> _Data segment_:
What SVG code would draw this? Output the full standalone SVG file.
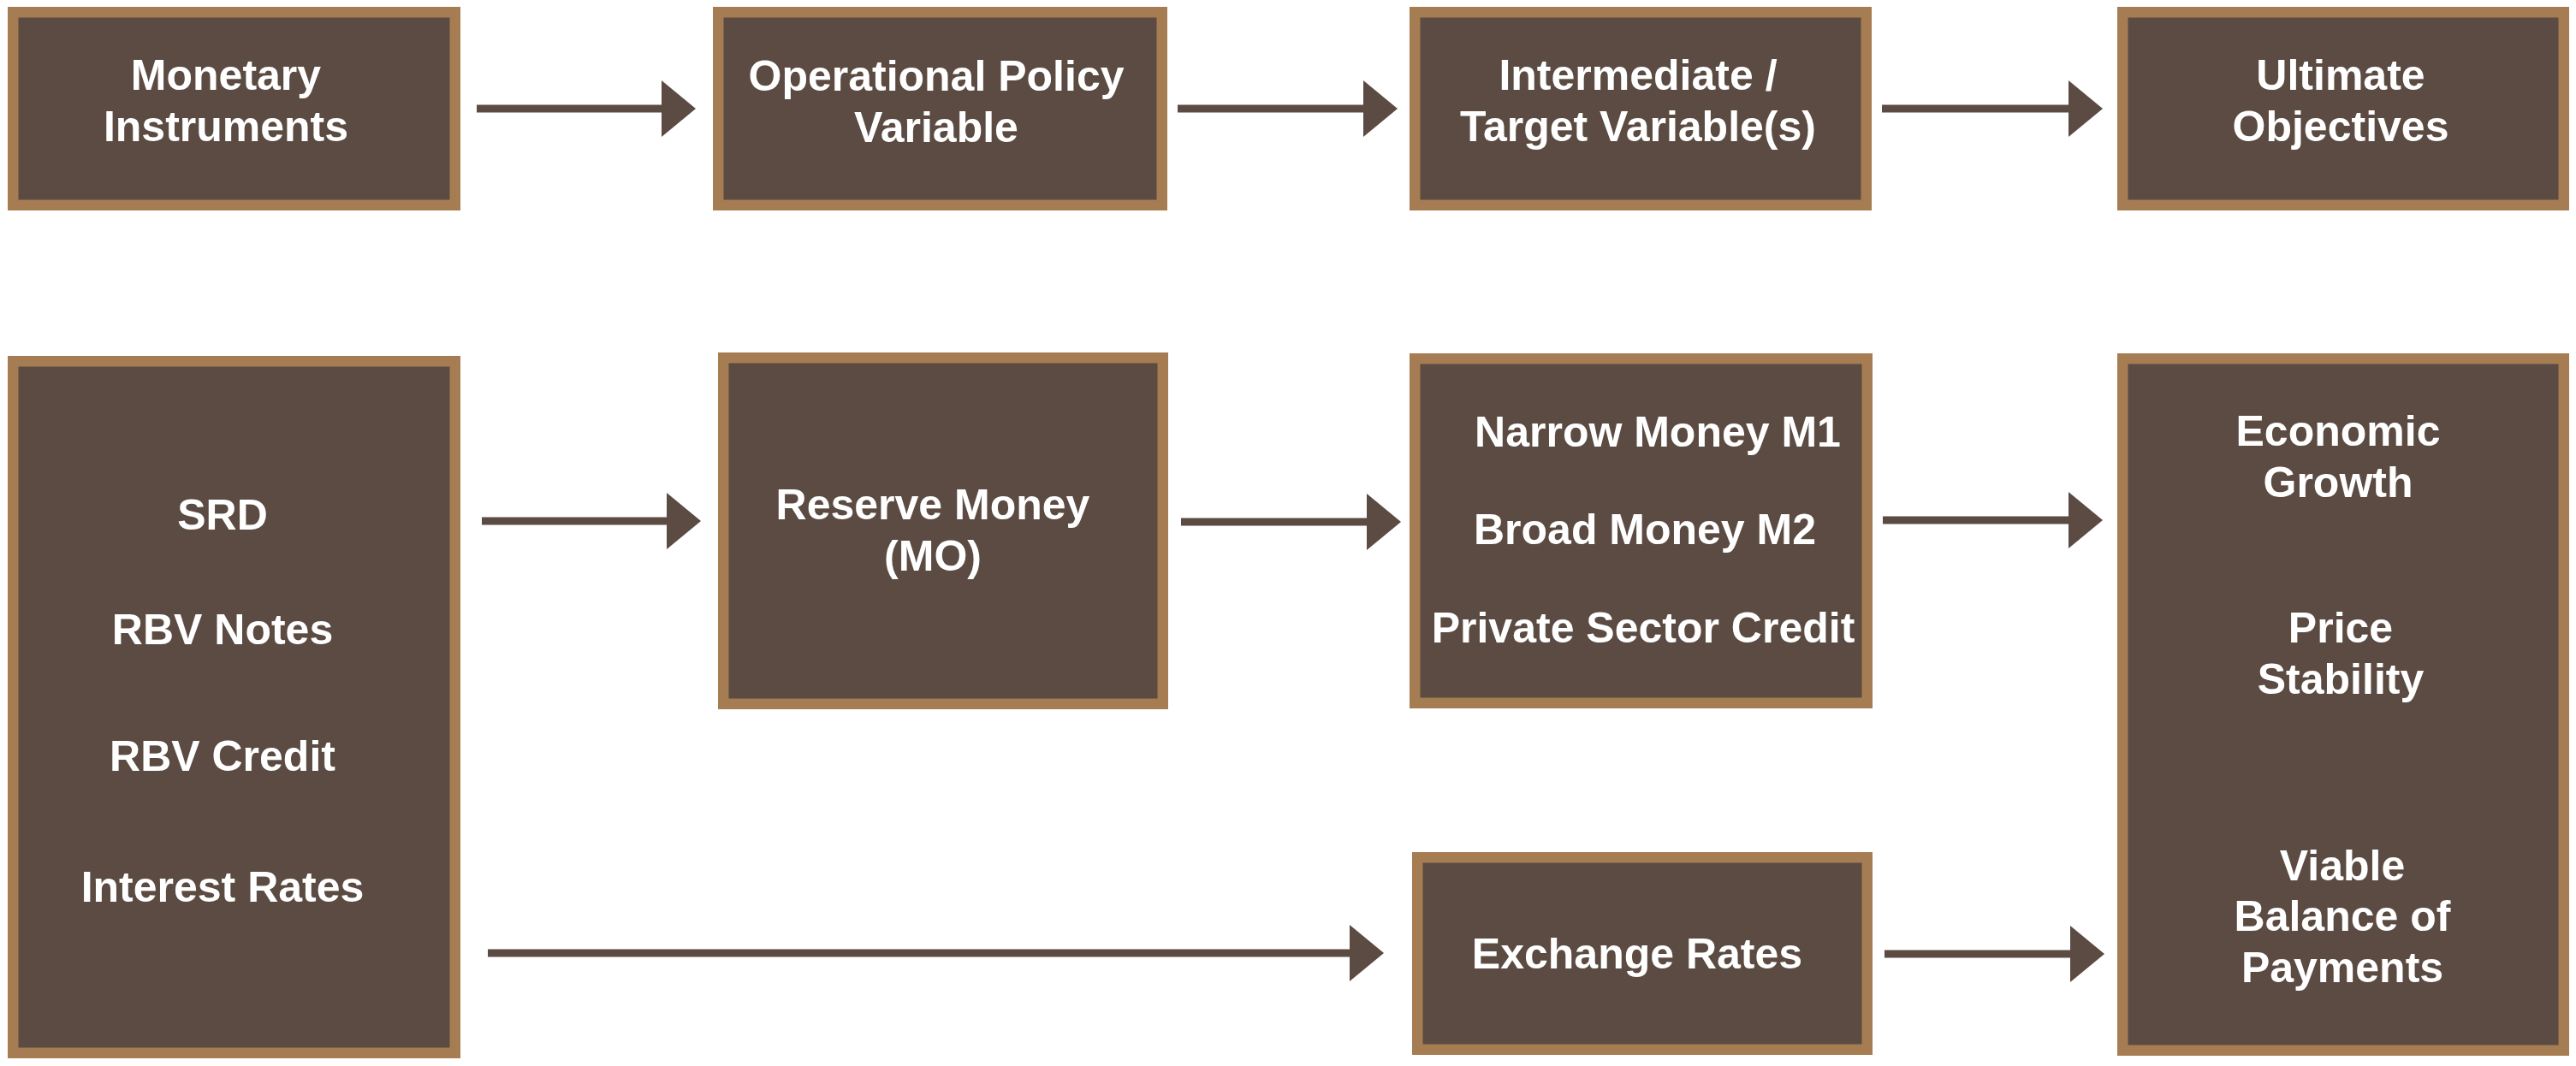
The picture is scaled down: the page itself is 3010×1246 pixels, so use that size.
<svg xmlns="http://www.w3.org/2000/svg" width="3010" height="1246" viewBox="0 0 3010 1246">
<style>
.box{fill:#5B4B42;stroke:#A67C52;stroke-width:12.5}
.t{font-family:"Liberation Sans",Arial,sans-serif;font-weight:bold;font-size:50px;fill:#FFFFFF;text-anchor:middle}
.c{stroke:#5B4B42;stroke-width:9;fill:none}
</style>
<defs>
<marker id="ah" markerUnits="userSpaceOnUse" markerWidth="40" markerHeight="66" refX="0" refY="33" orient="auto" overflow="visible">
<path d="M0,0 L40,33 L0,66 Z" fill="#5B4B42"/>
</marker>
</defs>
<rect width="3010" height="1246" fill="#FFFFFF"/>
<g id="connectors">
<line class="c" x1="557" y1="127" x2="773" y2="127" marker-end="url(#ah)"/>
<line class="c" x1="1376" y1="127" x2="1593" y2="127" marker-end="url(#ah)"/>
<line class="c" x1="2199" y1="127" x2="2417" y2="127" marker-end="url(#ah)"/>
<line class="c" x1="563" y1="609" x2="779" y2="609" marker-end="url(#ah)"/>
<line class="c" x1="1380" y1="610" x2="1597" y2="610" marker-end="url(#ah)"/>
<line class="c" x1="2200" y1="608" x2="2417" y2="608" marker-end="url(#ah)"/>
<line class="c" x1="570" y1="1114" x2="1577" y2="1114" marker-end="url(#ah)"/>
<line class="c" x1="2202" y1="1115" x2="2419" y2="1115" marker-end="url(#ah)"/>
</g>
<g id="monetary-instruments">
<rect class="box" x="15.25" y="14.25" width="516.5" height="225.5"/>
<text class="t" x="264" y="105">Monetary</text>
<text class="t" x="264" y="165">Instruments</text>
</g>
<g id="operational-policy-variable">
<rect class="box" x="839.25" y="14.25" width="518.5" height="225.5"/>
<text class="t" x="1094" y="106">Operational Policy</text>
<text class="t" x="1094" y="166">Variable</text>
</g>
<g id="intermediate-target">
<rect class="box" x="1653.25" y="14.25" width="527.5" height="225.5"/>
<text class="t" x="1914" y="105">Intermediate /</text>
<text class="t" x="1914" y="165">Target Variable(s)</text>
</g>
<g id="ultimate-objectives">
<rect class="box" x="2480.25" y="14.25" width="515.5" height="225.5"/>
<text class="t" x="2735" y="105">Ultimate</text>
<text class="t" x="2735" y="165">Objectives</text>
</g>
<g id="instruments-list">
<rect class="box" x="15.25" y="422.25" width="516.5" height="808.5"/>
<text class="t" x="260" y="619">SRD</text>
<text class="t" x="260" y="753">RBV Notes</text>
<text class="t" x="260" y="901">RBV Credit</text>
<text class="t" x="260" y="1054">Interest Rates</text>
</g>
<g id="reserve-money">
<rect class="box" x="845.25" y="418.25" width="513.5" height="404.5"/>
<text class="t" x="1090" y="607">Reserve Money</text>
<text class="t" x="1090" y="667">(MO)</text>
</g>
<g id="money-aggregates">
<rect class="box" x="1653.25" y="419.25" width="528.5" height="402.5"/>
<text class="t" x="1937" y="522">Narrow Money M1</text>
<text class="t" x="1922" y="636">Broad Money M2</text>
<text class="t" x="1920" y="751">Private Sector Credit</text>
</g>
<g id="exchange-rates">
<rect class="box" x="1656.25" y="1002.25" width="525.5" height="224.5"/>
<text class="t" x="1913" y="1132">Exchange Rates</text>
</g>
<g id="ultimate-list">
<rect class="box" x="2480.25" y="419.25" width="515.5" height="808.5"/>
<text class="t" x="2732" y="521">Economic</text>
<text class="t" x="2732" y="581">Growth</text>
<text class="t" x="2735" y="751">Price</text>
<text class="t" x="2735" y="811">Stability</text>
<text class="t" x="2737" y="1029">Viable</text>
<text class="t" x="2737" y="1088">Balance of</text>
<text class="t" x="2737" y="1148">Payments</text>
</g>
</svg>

> _Stated task_:
Write out the whole listing exactly, and drop the pictures.

> _Exercise result_:
What SVG code would draw this? Output the full standalone SVG file.
The picture is scaled down: the page itself is 3010×1246 pixels, so use that size.
<svg xmlns="http://www.w3.org/2000/svg" width="3010" height="1246" viewBox="0 0 3010 1246">
<style>
.box{fill:#5B4B42;stroke:#A67C52;stroke-width:12.5}
.t{font-family:"Liberation Sans",Arial,sans-serif;font-weight:bold;font-size:50px;fill:#FFFFFF;text-anchor:middle}
.c{stroke:#5B4B42;stroke-width:9;fill:none}
</style>
<defs>
<marker id="ah" markerUnits="userSpaceOnUse" markerWidth="40" markerHeight="66" refX="0" refY="33" orient="auto" overflow="visible">
<path d="M0,0 L40,33 L0,66 Z" fill="#5B4B42"/>
</marker>
</defs>
<rect width="3010" height="1246" fill="#FFFFFF"/>
<g id="connectors">
<line class="c" x1="557" y1="127" x2="773" y2="127" marker-end="url(#ah)"/>
<line class="c" x1="1376" y1="127" x2="1593" y2="127" marker-end="url(#ah)"/>
<line class="c" x1="2199" y1="127" x2="2417" y2="127" marker-end="url(#ah)"/>
<line class="c" x1="563" y1="609" x2="779" y2="609" marker-end="url(#ah)"/>
<line class="c" x1="1380" y1="610" x2="1597" y2="610" marker-end="url(#ah)"/>
<line class="c" x1="2200" y1="608" x2="2417" y2="608" marker-end="url(#ah)"/>
<line class="c" x1="570" y1="1114" x2="1577" y2="1114" marker-end="url(#ah)"/>
<line class="c" x1="2202" y1="1115" x2="2419" y2="1115" marker-end="url(#ah)"/>
</g>
<g id="monetary-instruments">
<rect class="box" x="15.25" y="14.25" width="516.5" height="225.5"/>
<text class="t" x="264" y="105">Monetary</text>
<text class="t" x="264" y="165">Instruments</text>
</g>
<g id="operational-policy-variable">
<rect class="box" x="839.25" y="14.25" width="518.5" height="225.5"/>
<text class="t" x="1094" y="106">Operational Policy</text>
<text class="t" x="1094" y="166">Variable</text>
</g>
<g id="intermediate-target">
<rect class="box" x="1653.25" y="14.25" width="527.5" height="225.5"/>
<text class="t" x="1914" y="105">Intermediate /</text>
<text class="t" x="1914" y="165">Target Variable(s)</text>
</g>
<g id="ultimate-objectives">
<rect class="box" x="2480.25" y="14.25" width="515.5" height="225.5"/>
<text class="t" x="2735" y="105">Ultimate</text>
<text class="t" x="2735" y="165">Objectives</text>
</g>
<g id="instruments-list">
<rect class="box" x="15.25" y="422.25" width="516.5" height="808.5"/>
<text class="t" x="260" y="619">SRD</text>
<text class="t" x="260" y="753">RBV Notes</text>
<text class="t" x="260" y="901">RBV Credit</text>
<text class="t" x="260" y="1054">Interest Rates</text>
</g>
<g id="reserve-money">
<rect class="box" x="845.25" y="418.25" width="513.5" height="404.5"/>
<text class="t" x="1090" y="607">Reserve Money</text>
<text class="t" x="1090" y="667">(MO)</text>
</g>
<g id="money-aggregates">
<rect class="box" x="1653.25" y="419.25" width="528.5" height="402.5"/>
<text class="t" x="1937" y="522">Narrow Money M1</text>
<text class="t" x="1922" y="636">Broad Money M2</text>
<text class="t" x="1920" y="751">Private Sector Credit</text>
</g>
<g id="exchange-rates">
<rect class="box" x="1656.25" y="1002.25" width="525.5" height="224.5"/>
<text class="t" x="1913" y="1132">Exchange Rates</text>
</g>
<g id="ultimate-list">
<rect class="box" x="2480.25" y="419.25" width="515.5" height="808.5"/>
<text class="t" x="2732" y="521">Economic</text>
<text class="t" x="2732" y="581">Growth</text>
<text class="t" x="2735" y="751">Price</text>
<text class="t" x="2735" y="811">Stability</text>
<text class="t" x="2737" y="1029">Viable</text>
<text class="t" x="2737" y="1088">Balance of</text>
<text class="t" x="2737" y="1148">Payments</text>
</g>
</svg>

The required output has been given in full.